According to cppreference.com, std::thread::join
Blocks the current thread until the thread identified by *this finishes its execution.
The way I understand this is that if we launch a thread, then join
it e.g. from main
, main
will block till the thread finishes. However, if we have a thread pool, and run
for(auto& t: thread_pool)
t.join();
I'd expect (according to the formulation of cppreference) that main
will block until the first thread finishes.
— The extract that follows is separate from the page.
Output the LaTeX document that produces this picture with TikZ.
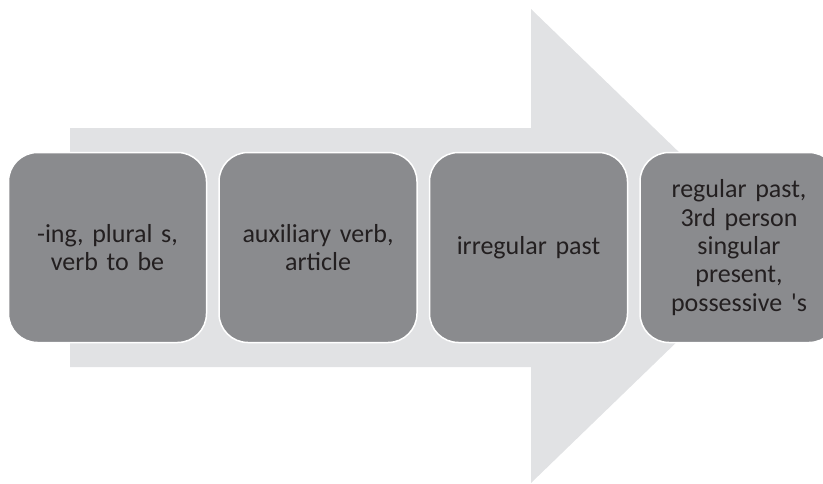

However this is not the case, as it can be seen here:
// example for thread::join
#include <iostream> // std::cout
#include <thread> // std::thread, std::this_thread::sleep_for
#include <chrono> // std::chrono::seconds
void pause_thread(int n)
{
std::this_thread::sleep_for (std::chrono::seconds(n));
std::cout << "pause of " << n << " seconds ended\n";
}
int main()
{
std::cout << "Spawning 3 threads...\n";
std::thread t1 (pause_thread,1);
std::thread t2 (pause_thread,2);
std::thread t3 (pause_thread,3);
std::cout << "Done spawning threads. Now waiting for them to join:\n";
t3.join();
t2.join();
t1.join();
std::cout << "All threads joined!\n";
}
where the output is
Spawning 3 threads...
Done spawning threads. Now waiting for them to join:
pause of 1 seconds ended
pause of 2 seconds ended
pause of 3 seconds ended
All threads joined!
so clearly main
didn't block and wait for the first thread to finish (then second and so on).
Question: is join
just preventing the *this
thread from finishing earlier than the caller?